1.1 Context and Problem

In the current era, where technology is advancing at a rapid pace, the realm of healthcare is flooded with a monumental amount of data. While these data have the potential to uncover valuable insights and enhance patient care, their efficient management and analysis pose a significant challenge, especially for health institutions that still largely depend on manual and traditional processes for data management.

Specifically, in the HADO area of the Santiago de Compostela hospital, patient records are managed, among other ways, manually using Excel spreadsheets. This methodology, although functional, leads to a lack of standardization in data formats and limited utilization of the collected information, further hampered by the absence of an efficient system to process and analyze the data in an integrated and cohesive manner.

1.2 Need and Justification for the Project

The core project of this Master’s Thesis (TFM) arises in response to this notable gap. It seeks to implement a more sophisticated technological and analytical approach with the goal of maximizing the value obtained from the collected data, providing deeper insights into diagnoses and treatments, and identifying trends that can be crucial for the continuous improvement of patient care.

1.3 Objectives

The main objective of this project is to enhance the current process of patient tracking in HADO by:

  • Conducting exploratory data analyses (EDA) with a special focus on main diagnoses.

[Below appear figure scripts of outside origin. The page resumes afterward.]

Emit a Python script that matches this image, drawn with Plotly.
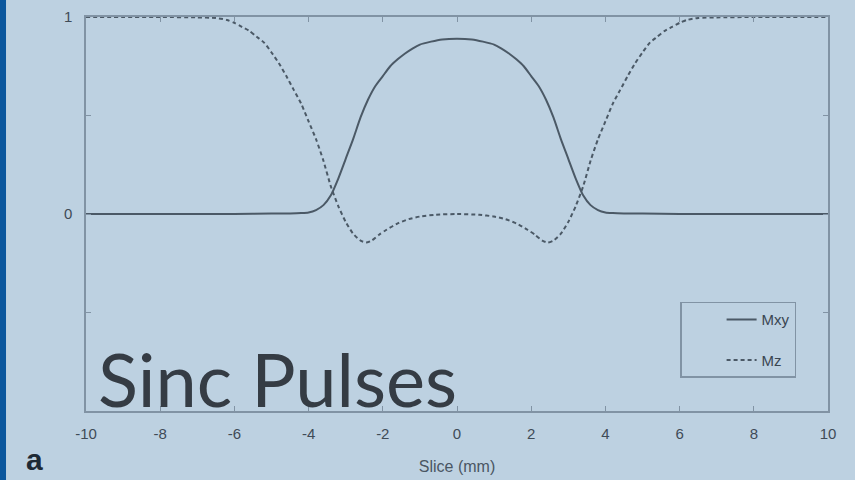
import plotly.graph_objects as go

# Slice position (mm)
x_mxy = [-10, -9, -8, -7, -6, -5, -4.5, -4.2, -4.0, -3.8, -3.6, -3.4, -3.2, -3.0, -2.8, -2.6,
         -2.4, -2.2, -2.0, -1.8, -1.6, -1.4, -1.2, -1.0, -0.7, -0.4, 0,
         0.4, 0.7, 1.0, 1.2, 1.4, 1.6, 1.8, 2.0, 2.2, 2.4, 2.6, 2.8, 3.0, 3.2, 3.4, 3.6,
         3.8, 4.0, 4.2, 4.5, 5, 6, 7, 8, 9, 10]
mxy = [0, 0, 0, 0, 0, 0.002, 0.003, 0.005, 0.008, 0.02, 0.045, 0.095, 0.18, 0.28, 0.38, 0.49,
       0.58, 0.65, 0.70, 0.75, 0.785, 0.815, 0.84, 0.86, 0.875, 0.886, 0.89,
       0.886, 0.875, 0.86, 0.84, 0.815, 0.785, 0.75, 0.70, 0.65, 0.58, 0.49, 0.38, 0.28, 0.18, 0.095, 0.045,
       0.02, 0.008, 0.005, 0.003, 0.002, 0, 0, 0, 0, 0]

x_mz = [-10, -8, -7, -6.5, -6.2, -6.0, -5.8, -5.6, -5.4, -5.2, -5.0, -4.8, -4.6, -4.4, -4.2,
        -4.0, -3.8, -3.6, -3.4, -3.2, -3.0, -2.8, -2.6, -2.45, -2.3, -2.1, -1.9, -1.6, -1.3,
        -1.0, -0.6, 0,
        0.6, 1.0, 1.3, 1.6, 1.9, 2.1, 2.3, 2.45, 2.6, 2.8, 3.0, 3.2, 3.4, 3.6, 3.8, 4.0,
        4.2, 4.4, 4.6, 4.8, 5.0, 5.2, 5.4, 5.6, 5.8, 6.0, 6.2, 6.5, 7, 8, 10]
mz = [1, 1, 0.998, 0.995, 0.985, 0.97, 0.95, 0.93, 0.90, 0.87, 0.82, 0.765, 0.70, 0.63, 0.56,
      0.47, 0.38, 0.27, 0.14, 0.04, -0.04, -0.10, -0.135, -0.145, -0.135, -0.105, -0.08, -0.048, -0.026,
      -0.013, -0.004, 0,
      -0.004, -0.013, -0.026, -0.048, -0.08, -0.105, -0.135, -0.145, -0.135, -0.10, -0.04, 0.04, 0.14, 0.27, 0.38, 0.47,
      0.56, 0.63, 0.70, 0.765, 0.82, 0.87, 0.90, 0.93, 0.95, 0.97, 0.985, 0.995, 0.998, 1, 1]

x_ticks = [-10, -8, -6, -4, -2, 0, 2, 4, 6, 8, 10]
x_ticktext = ["-10", "-8", "-6", "-4", "-2", "0", "2", "4", "6", "8", "10"]
y_ticks = [-1, -0.5, 0, 0.5, 1]
y_ticktext = ["", "", "0", "", "1"]

line_col = "#4b5966"
axis_col = "#8193a4"
text_col = "#3f4b57"
bg = "#bdd1e1"

fig = go.Figure()
fig.add_trace(go.Scatter(x=x_mxy, y=mxy, mode="lines", name="Mxy", legendgroup="a",
                         line=dict(color=line_col, width=2, shape="spline", smoothing=0.6)))
fig.add_trace(go.Scatter(x=x_mz, y=mz, mode="lines", name="Mz", legendgroup="b",
                         line=dict(color=line_col, width=2, dash="4px,3px", shape="spline", smoothing=0.6)))

fig.update_layout(
    width=855, height=480,
    margin=dict(l=86, r=27, t=17, b=69),
    paper_bgcolor=bg, plot_bgcolor=bg,
    font=dict(family="Liberation Sans, Arial, sans-serif", color=text_col, size=15),
    showlegend=True,
    legend=dict(x=0.957, y=0.277, xanchor="right", yanchor="top",
                bgcolor="rgba(0,0,0,0)", bordercolor=axis_col, borderwidth=1.5,
                font=dict(size=15, color="#3a4652"), tracegroupgap=18,
                traceorder="grouped", indentation=40),
    xaxis=dict(range=[-10, 10], tickvals=x_ticks, ticktext=x_ticktext, ticks="inside", ticklen=5,
               tickcolor=axis_col, showline=True, linecolor=axis_col, linewidth=1.5,
               mirror="ticks", showgrid=False, zeroline=False, ticklabelstandoff=8,
               automargin=False,
               title=dict(text="Slice (mm)", font=dict(size=16, color="#4a5663"), standoff=20)),
    yaxis=dict(range=[-1, 1], tickvals=y_ticks, ticktext=y_ticktext, ticks="inside", ticklen=5,
               tickcolor=axis_col, showline=True, linecolor=axis_col, linewidth=1.5,
               mirror="ticks", showgrid=False, zeroline=False, ticklabelstandoff=9,
               automargin=False),
    shapes=[dict(type="rect", xref="paper", yref="paper", x0=-0.1159, x1=-0.1078,
                 y0=-0.2, y1=1.1, fillcolor="#0b579d", line=dict(width=0), layer="above")],
    annotations=[
        dict(text="Sinc Pulses", xref="paper", yref="paper", x=0.013, y=-0.036,
             xanchor="left", yanchor="bottom", showarrow=False,
             font=dict(family="Lato, sans-serif", size=74, color="#353c44")),
        dict(text="<b>a</b>", xref="paper", yref="paper", x=-0.0836, y=-0.124,
             xanchor="left", yanchor="middle", showarrow=False,
             font=dict(family="Liberation Sans, Arial, sans-serif", size=30, color="#1e2a35")),
    ],
)

fig.write_html("out.html")
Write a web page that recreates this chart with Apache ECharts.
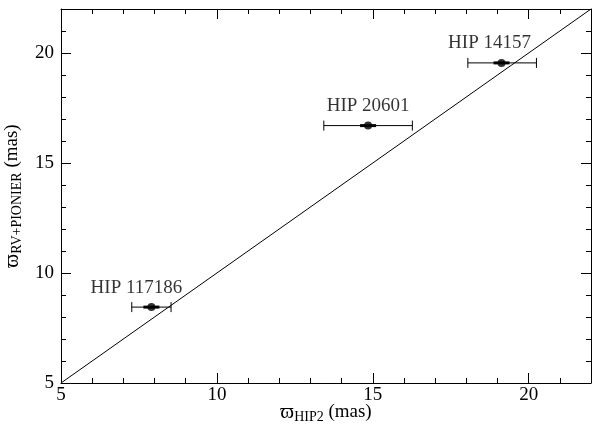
<!DOCTYPE html>
<html>
<head>
<meta charset="utf-8">
<script src="https://cdn.jsdelivr.net/npm/echarts@6/dist/echarts.min.js"></script>
<style>
  html, body { margin: 0; padding: 0; background: #fff; }
  #chart { width: 592px; height: 427px; }
</style>
</head>
<body>
<div id="chart"></div>
<script>
// star names and parallaxes (mas)
const stars = ['HIP 117186', 'HIP 20601', 'HIP 14157']
const plxHip = [7.9, 14.85, 19.13]
const plxHipLo = [7.27, 13.43, 18.05]
const plxHipHi = [8.53, 16.27, 20.25]
const plxOrbit = [8.45, 16.7, 19.55]
// one-to-one line
const diagonal = [[5, 5], [22, 22]]
const axisRange = [5, 22]

const font = '"Liberation Serif", "DejaVu Serif", serif'
// label nudges (style only)
const labelShift = [[-15, 0], [0, 0], [-12, 0]]

const chart = echarts.init(document.getElementById('chart'))

// builds one of the stacked axes: major ticks with labels, or minor ticks only
function makeAxis (dim, position, step, tickLen, labels, name) {
  const ax = {
    type: 'value',
    position: position,
    min: axisRange[0],
    max: axisRange[1],
    interval: step,
    splitLine: { show: false },
    axisLine: { show: labels || step === 5, onZero: false, lineStyle: { color: '#000', width: 1 } },
    axisTick: { show: true, inside: true, length: tickLen, lineStyle: { color: '#000', width: 1 } },
    axisLabel: {
      show: labels,
      color: '#000',
      fontFamily: font,
      fontSize: 19,
      margin: dim === 'x' ? 3 : 7,
      showMaxLabel: false
    }
  }
  if (name) {
    ax.name = name
    ax.nameLocation = 'middle'
    ax.nameMoveOverlap = false
    ax.nameGap = dim === 'x' ? 18 : 37
    ax.nameTextStyle = {
      color: '#000',
      fontFamily: font,
      fontSize: 19,
      rich: {
        w: { fontFamily: font, fontSize: 21, color: '#000' },
        s: { fontFamily: font, fontSize: 14, color: '#000', padding: [9, 0, 0, 0] },
        t: { fontFamily: font, fontSize: 19, color: '#000' }
      }
    }
  }
  return ax
}

const option = {
  backgroundColor: '#fff',
  animation: false,
  grid: { left: 61, right: 1, top: 9, bottom: 44, outerBoundsMode: 'none' },
  xAxis: [
    makeAxis('x', 'bottom', 5, 10, true, '{w|ϖ}{s|HIP2}{t| (mas)}'),
    makeAxis('x', 'bottom', 1, 5, false),
    makeAxis('x', 'top', 5, 10, false),
    makeAxis('x', 'top', 1, 5, false)
  ],
  yAxis: [
    makeAxis('y', 'left', 5, 10, true, '{w|ϖ}{s|RV+PIONIER}{t| (mas)}'),
    makeAxis('y', 'left', 1, 5, false),
    makeAxis('y', 'right', 5, 10, false),
    makeAxis('y', 'right', 1, 5, false)
  ],
  series: [
    {
      type: 'line',
      data: diagonal,
      symbol: 'none',
      lineStyle: { color: '#000', width: 1 },
      silent: true
    },
    {
      type: 'custom',
      data: stars.map((s, i) => [plxHip[i], plxOrbit[i], plxHipLo[i], plxHipHi[i]]),
      renderItem: function (params, api) {
        const y = api.value(1)
        const lo = api.coord([api.value(2), y])
        const hi = api.coord([api.value(3), y])
        const c = api.coord([api.value(0), y])
        const st = { stroke: '#000', lineWidth: 1 }
        return {
          type: 'group',
          children: [
            { type: 'line', shape: { x1: lo[0], y1: lo[1], x2: hi[0], y2: hi[1] }, style: st },
            { type: 'line', shape: { x1: lo[0], y1: lo[1] - 5, x2: lo[0], y2: lo[1] + 5 }, style: st },
            { type: 'line', shape: { x1: hi[0], y1: hi[1] - 5, x2: hi[0], y2: hi[1] + 5 }, style: st },
            { type: 'line', shape: { x1: c[0] - 8, y1: c[1], x2: c[0] + 8, y2: c[1] }, style: { stroke: '#000', lineWidth: 3 } }
          ]
        }
      },
      z: 3
    },
    {
      type: 'scatter',
      data: stars.map((s, i) => ({
        value: [plxHip[i], plxOrbit[i]],
        name: s,
        label: { offset: labelShift[i] }
      })),
      symbol: 'circle',
      symbolSize: 8,
      itemStyle: { color: '#000' },
      label: {
        show: true,
        position: 'top',
        distance: 6,
        formatter: '{b}',
        color: '#000',
        fontFamily: font,
        fontSize: 19
      },
      z: 4
    }
  ]
}

chart.setOption(option)
</script>
</body>
</html>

  • Identifying trends and classifying high-cardinality variables.

  • Applying Natural Language Processing (NLP) techniques and modeling to group and classify variables.

  • Creating an application for the visualization of the transformed and analyzed data, thus assisting in the decision-making process of HADO professionals.

1.4 Methodological Approach

The project is developed using the Kedro framework to ensure a reproducible and robust data science workflow and the Streamlit visualization tool, thereby providing an application that serves as an interface for data visualization and results. The complete development process, from data collection and preprocessing to analysis and visualization of results, will be detailed throughout this document.

The code for this project is accessible in the repository: Link: TFM GitHub project.